Arguing for Kucherov to win the Hart means trying to find something else to bump him up the Trophy ranks. Some of the old approaches would work well here. The Lightning have the best record in the NHL by a wide margin. So give him some credit for team results. He’s been one of the best players in the league for five years now and hasn’t won it yet. He’s due and he’s had a great season.

An argument that I have some time for and might even make if I had less tolerance for bad faith is the historic one: 120 points doesn’t happen often anymore. And if a player does that, they win the trophy unless someone else scores more or their advanced metrics are so bad as to make it impossible to justify. Maybe I’m too sentimental but I do see value in historical continuity and in the idea that certain numbers hold important places in the game. They’re thresholds. If you cross them, you get a reward.

But the problem with that is that sometimes, we’re wrong about how important certain numbers are.
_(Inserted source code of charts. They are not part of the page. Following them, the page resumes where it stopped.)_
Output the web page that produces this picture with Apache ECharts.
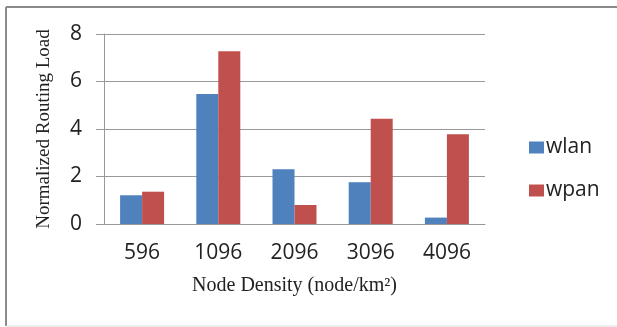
<!DOCTYPE html>
<html>
<head>
<meta charset="utf-8">
<script src="https://cdn.jsdelivr.net/npm/echarts@6/dist/echarts.min.js"></script>
<style>
html,body{margin:0;padding:0;background:#fff;}
#c{width:617px;height:327px;}
</style>
</head>
<body>
<div id="c"></div>
<script>
const categories = ['596', '1096', '2096', '3096', '4096'];
const wlan = [1.21, 5.47, 2.31, 1.76, 0.27];
const wpan = [1.36, 7.27, 0.80, 4.43, 3.78];
const yTicks = { min: 0, max: 8, interval: 2 };

const chart = echarts.init(document.getElementById('c'), null, { renderer: 'canvas' });
const sans = 'Open Sans';
const serif = 'Liberation Serif';
chart.setOption({
  animation: false,
  backgroundColor: '#fff',
  color: ['#4F81BD', '#C0504D'],
  graphic: [
    { type: 'line', shape: { x1: 6, y1: 7, x2: 617, y2: 7 }, style: { stroke: '#8a8a8a', lineWidth: 2 } },
    { type: 'line', shape: { x1: 6, y1: 7, x2: 6, y2: 326 }, style: { stroke: '#8a8a8a', lineWidth: 2 } },
    { type: 'line', shape: { x1: 6, y1: 326, x2: 617, y2: 326 }, style: { stroke: '#dcdcdc', lineWidth: 1 } }
  ],
  grid: { left: 104, right: 132, top: 34, bottom: 103 },
  legend: {
    orient: 'vertical',
    left: 524,
    top: 132,
    itemWidth: 15,
    itemHeight: 12,
    itemGap: 22,
    icon: 'rect',
    textStyle: { fontFamily: sans, fontSize: 21, color: '#222', padding: [0, 0, 0, -3] },
    data: ['wlan', 'wpan']
  },
  xAxis: {
    type: 'category',
    data: categories,
    name: 'Node Density (node/km²)',
    nameLocation: 'middle',
    nameGap: 52,
    nameTextStyle: { fontFamily: serif, fontSize: 20, color: '#222' },
    axisLine: { lineStyle: { color: '#999', width: 1 } },
    axisTick: { show: false },
    axisLabel: { fontFamily: sans, fontSize: 21, color: '#222', margin: 19 }
  },
  yAxis: {
    type: 'value',
    min: yTicks.min,
    max: yTicks.max,
    interval: yTicks.interval,
    name: 'Normalized Routing Load',
    nameLocation: 'middle',
    nameGap: 50,
    nameTextStyle: { fontFamily: serif, fontSize: 19, color: '#222' },
    axisLine: { show: true, lineStyle: { color: '#999', width: 1 } },
    axisTick: { show: true, length: 8, lineStyle: { color: '#999' } },
    axisLabel: { fontFamily: sans, fontSize: 21, color: '#222', margin: 22 },
    splitLine: { lineStyle: { color: '#999', width: 1 } }
  },
  series: [
    { name: 'wlan', type: 'bar', data: wlan, barWidth: 22, barGap: '0%' },
    { name: 'wpan', type: 'bar', data: wpan, barWidth: 22, barGap: '0%' }
  ]
});
</script>
</body>
</html>
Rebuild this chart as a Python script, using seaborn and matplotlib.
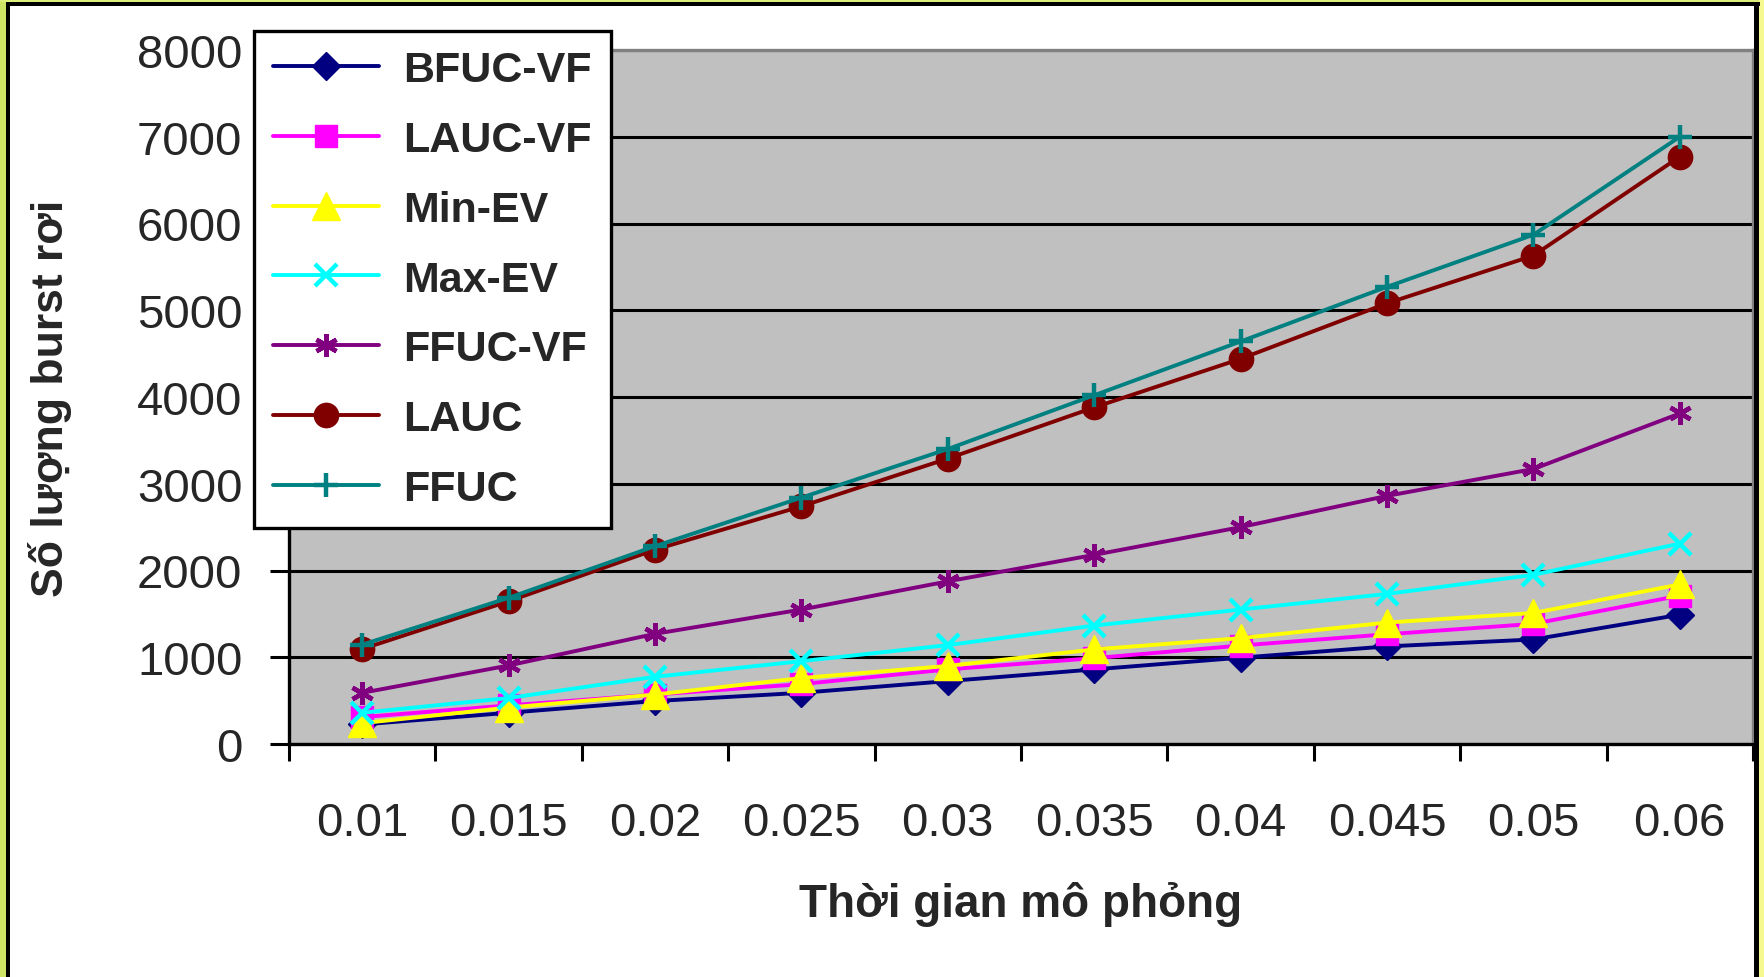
import matplotlib
matplotlib.use("Agg")
import matplotlib.pyplot as plt
from matplotlib.patches import Rectangle
import numpy as np
import seaborn as sns

sns.set_style("white")
plt.rcParams["font.family"] = ["Liberation Sans", "DejaVu Sans"]

# Simulation time categories
time_labels = ["0.01", "0.015", "0.02", "0.025", "0.03",
               "0.035", "0.04", "0.045", "0.05", "0.06"]

# Dropped bursts per scheduling algorithm
bfuc_vf = [225, 360, 495, 590, 725, 860, 995, 1125, 1205, 1490]
lauc_vf = [310, 445, 570, 690, 860, 990, 1135, 1265, 1385, 1710]
min_ev = [240, 420, 570, 760, 900, 1090, 1220, 1400, 1510, 1840]
max_ev = [360, 530, 775, 955, 1140, 1365, 1550, 1730, 1950, 2310]
ffuc_vf = [590, 905, 1270, 1550, 1875, 2180, 2500, 2860, 3170, 3810]
lauc = [1095, 1645, 2240, 2740, 3290, 3880, 4440, 5080, 5630, 6770]
ffuc = [1145, 1685, 2280, 2840, 3400, 4020, 4640, 5270, 5870, 7000]

series_names = ["BFUC-VF", "LAUC-VF", "Min-EV", "Max-EV", "FFUC-VF", "LAUC", "FFUC"]
series_values = [bfuc_vf, lauc_vf, min_ev, max_ev, ffuc_vf, lauc, ffuc]

# colour, marker, marker size (pt), marker edge width
styles = {
    "BFUC-VF": ("#000080", "D", 14.0, 1.0),
    "LAUC-VF": ("#FF00FF", "s", 16.0, 1.0),
    "Min-EV": ("#FFFF00", "^", 20.0, 1.0),
    "Max-EV": ("#00FFFF", "x", 15.5, 3.2),
    "FFUC-VF": ("#800080", (6, 2, 0), 16.5, 3.2),
    "LAUC": ("#800000", "o", 17.5, 1.0),
    "FFUC": ("#008080", "+", 17.5, 3.2),
}

W, H = 1765, 978
fig = plt.figure(figsize=(W / 100, H / 100), dpi=100)
fig.patch.set_facecolor("white")


def frame_box(x0, y0, w, h, color):
    fig.patches.append(Rectangle((x0 / W, 1 - (y0 + h) / H), w / W, h / H,
                                 transform=fig.transFigure, facecolor=color,
                                 edgecolor="none", zorder=0))


# outer decorative border and black frame
frame_box(0, 0, 7, H, "#CDE464")
frame_box(0, 0, W, 3, "#DDEE7A")
frame_box(1759, 0, 6, H, "#F6F990")
frame_box(6, 3, 4, H, "black")
frame_box(6, 3, 1754, 4, "black")
frame_box(1754, 3, 5, H, "black")

ax = fig.add_axes([289 / W, 1 - 745 / H, (1753 - 289) / W, (745 - 51) / H])
ax.set_facecolor("#C0C0C0")

pos = np.arange(len(time_labels))
handles = []
for name, vals in zip(series_names, series_values):
    color, marker, ms, mew = styles[name]
    sns.lineplot(x=pos, y=vals, ax=ax, color=color, linewidth=2.8,
                 marker=marker, markersize=ms, markerfacecolor=color,
                 markeredgecolor=color, markeredgewidth=mew, legend=False)
    line = ax.lines[-1]
    line.set_label(name)
    handles.append(line)

ax.set_xlim(-0.5, len(time_labels) - 0.5)
ax.set_ylim(0, 8000)

# category boundaries carry the tick marks, centres carry the labels
ax.set_xticks(np.arange(-0.5, len(time_labels), 1.0),
              labels=[""] * (len(time_labels) + 1))
ax.set_xticks(pos, labels=time_labels, minor=True)
ax.tick_params(axis="x", which="major", bottom=True, length=12.5, width=2.2,
               direction="out", color="black")
ax.tick_params(axis="x", which="minor", bottom=True, length=0, pad=41,
               labelsize=34)
ax.set_yticks(np.arange(0, 8001, 1000))
ax.tick_params(axis="y", left=True, length=13.5, width=2.2, direction="out",
               color="black", pad=20, labelsize=34)

ax.set_axisbelow(True)
ax.grid(axis="y", color="black", linewidth=2.2)
ax.grid(axis="x", visible=False)

for side in ("left", "bottom"):
    ax.spines[side].set_color("black")
    ax.spines[side].set_linewidth(2.4)
for side in ("top", "right"):
    ax.spines[side].set_color("#808080")
    ax.spines[side].set_linewidth(2.4)

ax.set_xlabel("Thời gian mô phỏng", fontsize=33, fontweight="bold")
ax.xaxis.label.set_va("center")
ax.xaxis.set_label_coords(0.5, (745 - 905) / 694)
ax.set_ylabel("Số lượng burst rơi", fontsize=32, fontweight="bold")
ax.yaxis.label.set_va("center")
ax.yaxis.set_label_coords((50 - 289) / 1464, 0.5)

leg = ax.legend(handles=handles, labels=series_names, loc="upper left",
                bbox_to_anchor=(254 / W, 1 - 32 / H),
                bbox_transform=fig.transFigure, borderaxespad=0,
                frameon=True, fancybox=False, edgecolor="black",
                facecolor="white", framealpha=1,
                prop={"weight": "bold", "size": 31},
                labelspacing=0.69, borderpad=0.45, handlelength=2.46,
                handletextpad=0.55)
leg.get_frame().set_linewidth(2.4)

fig.savefig("out.png", dpi=100)
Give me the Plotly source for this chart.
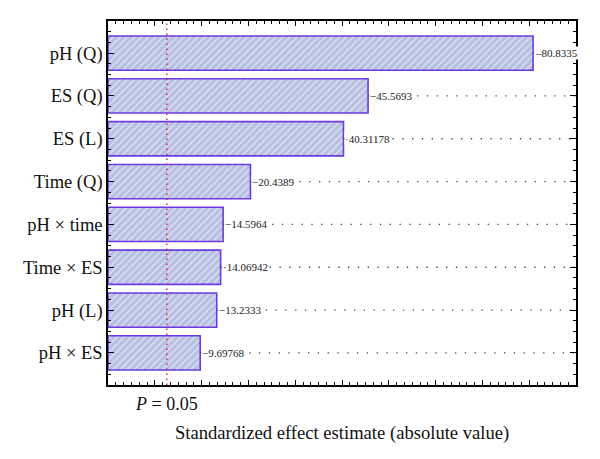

And to continue to agree to those thresholds is to continue to be wrong.

None of this matters this year

This season, I think we might all agree to just be wrong. I expect Nikita Kucherov to win the Hart. And in the annals of unjust NHL trophy decisions, this would hardly be a blip. So he’s 1.2 WAR behind the leaders. He’s still a top twenty player in the league this season. Hardly an egregious injustice.

But five years from now, in the same set of circumstances, I’m not sure he would win. As new statistics like WAR gain staying power and impact the way we think about players, legacy statistics like points will fade in importance.

Today, writing this article saying saying a player with 120 points shouldn’t win the Hart because he has 1.2 less WAR than the leaders will be panned, and I’m expecting it. But most of the criticism will be grounded in resistance to change as opposed to reason. The stones thrown at WAR will shatter the glass walls of points, shots, and the other statistics used to construct the counter arguments.

Every attack that can be levied at WAR can be directed right back at whatever alternative is being suggested. The reason people look to other statistics before WAR as a player evaluation tool is because those stats came first. And because they came first, we’ve formed lots of opinions based on them.  Changing those opinions can be hard, so instead we resist the new thing and defend the old thing.

But eventually change happens. In five years, I suspect we’ll have moved toward understanding that points were always a flawed stat and that while a player’s scoring is one of the few things we can use to compare them historically, it shouldn’t be the thing we use to compare them to their contemporaries.